## WHAT TO DO
Leave out every picture, then transcribe the rest of the listing exactly.

## RECORDS FOR THE TASK
——————————
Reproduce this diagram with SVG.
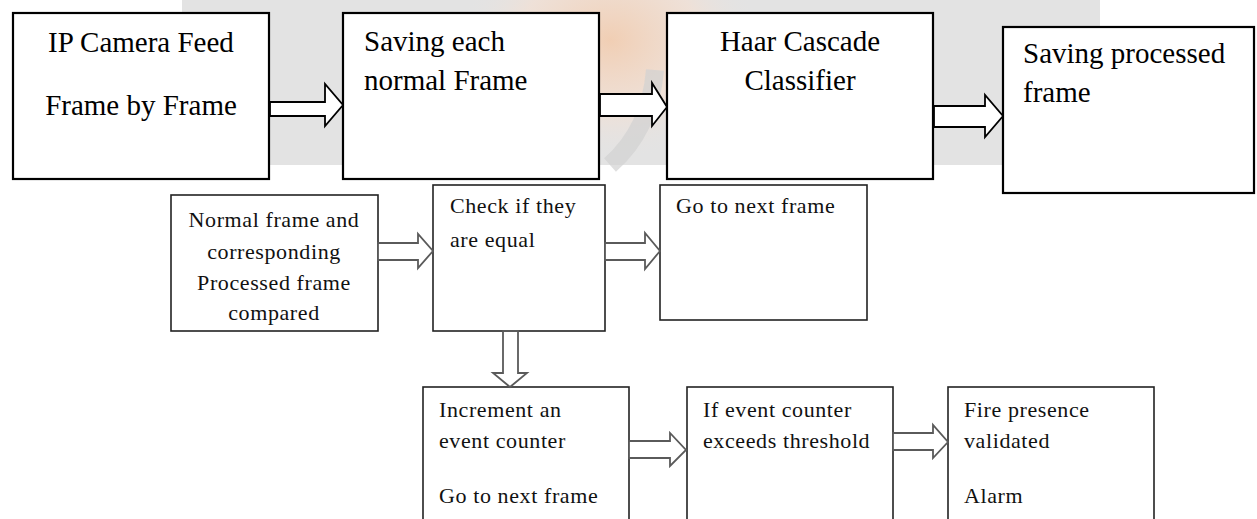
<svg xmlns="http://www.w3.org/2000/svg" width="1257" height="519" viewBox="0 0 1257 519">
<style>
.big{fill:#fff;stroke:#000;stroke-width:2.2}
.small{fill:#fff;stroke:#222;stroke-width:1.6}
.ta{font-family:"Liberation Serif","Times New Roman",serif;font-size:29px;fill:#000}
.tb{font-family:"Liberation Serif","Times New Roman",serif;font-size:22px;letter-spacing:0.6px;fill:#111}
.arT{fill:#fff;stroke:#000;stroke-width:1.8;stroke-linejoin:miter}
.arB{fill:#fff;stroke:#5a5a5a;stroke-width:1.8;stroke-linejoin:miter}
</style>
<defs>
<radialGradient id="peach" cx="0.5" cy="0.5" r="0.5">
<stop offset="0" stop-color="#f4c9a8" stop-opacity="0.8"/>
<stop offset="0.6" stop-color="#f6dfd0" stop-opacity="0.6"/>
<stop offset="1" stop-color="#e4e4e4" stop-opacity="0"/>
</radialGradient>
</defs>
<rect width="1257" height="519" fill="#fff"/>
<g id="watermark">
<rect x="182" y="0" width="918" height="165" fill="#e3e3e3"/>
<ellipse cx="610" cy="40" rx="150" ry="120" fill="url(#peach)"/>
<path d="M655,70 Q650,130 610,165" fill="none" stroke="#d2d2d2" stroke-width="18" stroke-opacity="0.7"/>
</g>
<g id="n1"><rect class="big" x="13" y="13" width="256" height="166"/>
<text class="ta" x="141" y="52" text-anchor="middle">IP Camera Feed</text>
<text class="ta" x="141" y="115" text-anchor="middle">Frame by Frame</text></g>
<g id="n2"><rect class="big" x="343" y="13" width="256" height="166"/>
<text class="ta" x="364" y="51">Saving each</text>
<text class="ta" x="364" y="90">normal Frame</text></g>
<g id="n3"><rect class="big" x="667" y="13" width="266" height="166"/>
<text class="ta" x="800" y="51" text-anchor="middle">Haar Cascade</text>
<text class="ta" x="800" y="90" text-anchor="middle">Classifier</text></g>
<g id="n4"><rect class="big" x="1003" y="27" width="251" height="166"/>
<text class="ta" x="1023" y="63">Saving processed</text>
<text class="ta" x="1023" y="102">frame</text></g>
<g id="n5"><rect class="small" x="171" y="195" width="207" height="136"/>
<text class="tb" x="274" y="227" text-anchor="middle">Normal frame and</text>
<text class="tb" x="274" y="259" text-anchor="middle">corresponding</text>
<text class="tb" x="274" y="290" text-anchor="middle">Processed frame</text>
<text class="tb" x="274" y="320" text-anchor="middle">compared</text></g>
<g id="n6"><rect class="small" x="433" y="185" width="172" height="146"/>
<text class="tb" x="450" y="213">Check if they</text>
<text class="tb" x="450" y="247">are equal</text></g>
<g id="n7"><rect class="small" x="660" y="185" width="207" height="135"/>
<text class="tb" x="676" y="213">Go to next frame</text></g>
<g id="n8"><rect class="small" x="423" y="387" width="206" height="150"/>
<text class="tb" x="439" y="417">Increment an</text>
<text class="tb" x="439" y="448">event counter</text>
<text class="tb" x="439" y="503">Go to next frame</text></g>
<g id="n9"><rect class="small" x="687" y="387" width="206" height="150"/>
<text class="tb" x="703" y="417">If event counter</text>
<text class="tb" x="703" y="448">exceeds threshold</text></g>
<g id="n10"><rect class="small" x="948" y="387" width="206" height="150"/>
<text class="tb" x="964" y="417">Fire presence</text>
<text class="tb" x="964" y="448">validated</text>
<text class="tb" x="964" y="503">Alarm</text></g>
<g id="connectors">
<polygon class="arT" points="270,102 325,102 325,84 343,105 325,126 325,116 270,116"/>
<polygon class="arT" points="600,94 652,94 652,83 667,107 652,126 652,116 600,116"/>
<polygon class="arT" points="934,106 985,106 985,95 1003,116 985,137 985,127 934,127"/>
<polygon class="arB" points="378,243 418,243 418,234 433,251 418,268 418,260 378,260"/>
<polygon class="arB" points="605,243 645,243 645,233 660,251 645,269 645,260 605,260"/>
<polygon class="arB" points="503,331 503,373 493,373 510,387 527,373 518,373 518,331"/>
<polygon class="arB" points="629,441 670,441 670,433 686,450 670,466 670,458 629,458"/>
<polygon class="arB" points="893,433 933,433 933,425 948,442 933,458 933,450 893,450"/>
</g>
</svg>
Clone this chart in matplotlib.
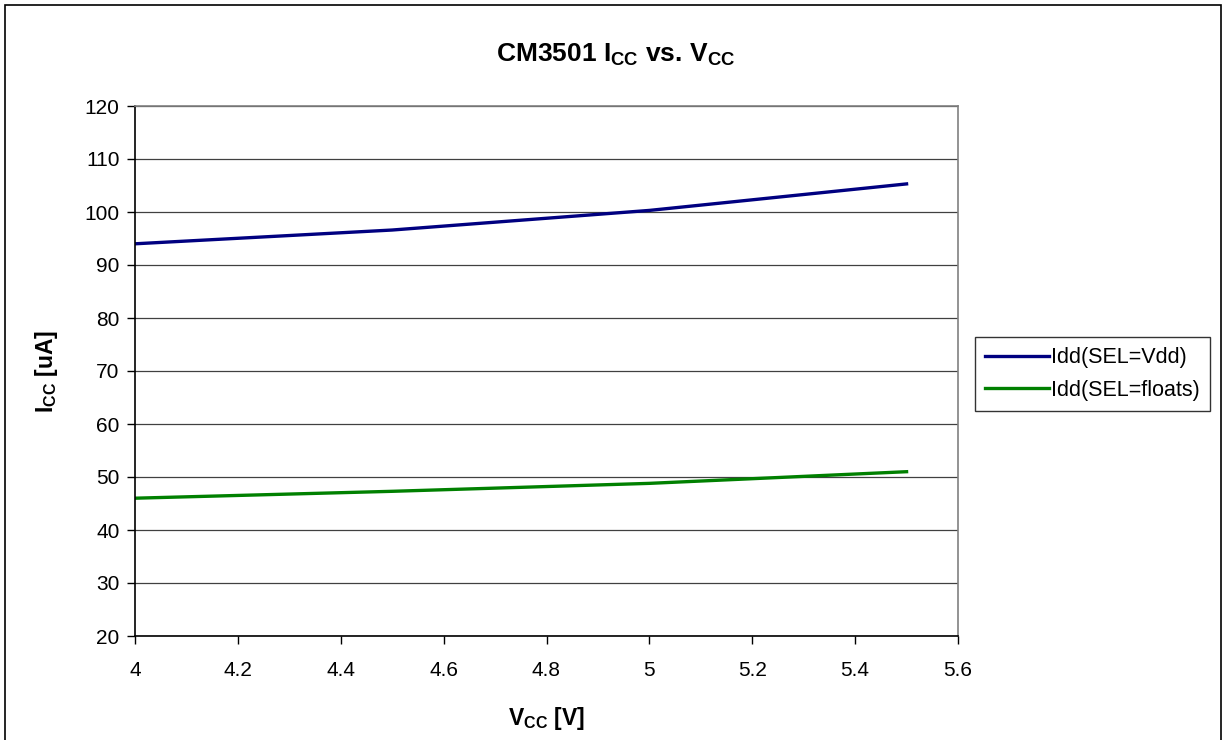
——————————
## THE REPLY
Reproduce this diagram with SVG.
<svg xmlns="http://www.w3.org/2000/svg" width="1257" height="519" viewBox="0 0 1257 519">
<style>
.big{fill:#fff;stroke:#000;stroke-width:2.2}
.small{fill:#fff;stroke:#222;stroke-width:1.6}
.ta{font-family:"Liberation Serif","Times New Roman",serif;font-size:29px;fill:#000}
.tb{font-family:"Liberation Serif","Times New Roman",serif;font-size:22px;letter-spacing:0.6px;fill:#111}
.arT{fill:#fff;stroke:#000;stroke-width:1.8;stroke-linejoin:miter}
.arB{fill:#fff;stroke:#5a5a5a;stroke-width:1.8;stroke-linejoin:miter}
</style>
<defs>
<radialGradient id="peach" cx="0.5" cy="0.5" r="0.5">
<stop offset="0" stop-color="#f4c9a8" stop-opacity="0.8"/>
<stop offset="0.6" stop-color="#f6dfd0" stop-opacity="0.6"/>
<stop offset="1" stop-color="#e4e4e4" stop-opacity="0"/>
</radialGradient>
</defs>
<rect width="1257" height="519" fill="#fff"/>
<g id="watermark">
<rect x="182" y="0" width="918" height="165" fill="#e3e3e3"/>
<ellipse cx="610" cy="40" rx="150" ry="120" fill="url(#peach)"/>
<path d="M655,70 Q650,130 610,165" fill="none" stroke="#d2d2d2" stroke-width="18" stroke-opacity="0.7"/>
</g>
<g id="n1"><rect class="big" x="13" y="13" width="256" height="166"/>
<text class="ta" x="141" y="52" text-anchor="middle">IP Camera Feed</text>
<text class="ta" x="141" y="115" text-anchor="middle">Frame by Frame</text></g>
<g id="n2"><rect class="big" x="343" y="13" width="256" height="166"/>
<text class="ta" x="364" y="51">Saving each</text>
<text class="ta" x="364" y="90">normal Frame</text></g>
<g id="n3"><rect class="big" x="667" y="13" width="266" height="166"/>
<text class="ta" x="800" y="51" text-anchor="middle">Haar Cascade</text>
<text class="ta" x="800" y="90" text-anchor="middle">Classifier</text></g>
<g id="n4"><rect class="big" x="1003" y="27" width="251" height="166"/>
<text class="ta" x="1023" y="63">Saving processed</text>
<text class="ta" x="1023" y="102">frame</text></g>
<g id="n5"><rect class="small" x="171" y="195" width="207" height="136"/>
<text class="tb" x="274" y="227" text-anchor="middle">Normal frame and</text>
<text class="tb" x="274" y="259" text-anchor="middle">corresponding</text>
<text class="tb" x="274" y="290" text-anchor="middle">Processed frame</text>
<text class="tb" x="274" y="320" text-anchor="middle">compared</text></g>
<g id="n6"><rect class="small" x="433" y="185" width="172" height="146"/>
<text class="tb" x="450" y="213">Check if they</text>
<text class="tb" x="450" y="247">are equal</text></g>
<g id="n7"><rect class="small" x="660" y="185" width="207" height="135"/>
<text class="tb" x="676" y="213">Go to next frame</text></g>
<g id="n8"><rect class="small" x="423" y="387" width="206" height="150"/>
<text class="tb" x="439" y="417">Increment an</text>
<text class="tb" x="439" y="448">event counter</text>
<text class="tb" x="439" y="503">Go to next frame</text></g>
<g id="n9"><rect class="small" x="687" y="387" width="206" height="150"/>
<text class="tb" x="703" y="417">If event counter</text>
<text class="tb" x="703" y="448">exceeds threshold</text></g>
<g id="n10"><rect class="small" x="948" y="387" width="206" height="150"/>
<text class="tb" x="964" y="417">Fire presence</text>
<text class="tb" x="964" y="448">validated</text>
<text class="tb" x="964" y="503">Alarm</text></g>
<g id="connectors">
<polygon class="arT" points="270,102 325,102 325,84 343,105 325,126 325,116 270,116"/>
<polygon class="arT" points="600,94 652,94 652,83 667,107 652,126 652,116 600,116"/>
<polygon class="arT" points="934,106 985,106 985,95 1003,116 985,137 985,127 934,127"/>
<polygon class="arB" points="378,243 418,243 418,234 433,251 418,268 418,260 378,260"/>
<polygon class="arB" points="605,243 645,243 645,233 660,251 645,269 645,260 605,260"/>
<polygon class="arB" points="503,331 503,373 493,373 510,387 527,373 518,373 518,331"/>
<polygon class="arB" points="629,441 670,441 670,433 686,450 670,466 670,458 629,458"/>
<polygon class="arB" points="893,433 933,433 933,425 948,442 933,458 933,450 893,450"/>
</g>
</svg>
Clone this chart in matplotlib.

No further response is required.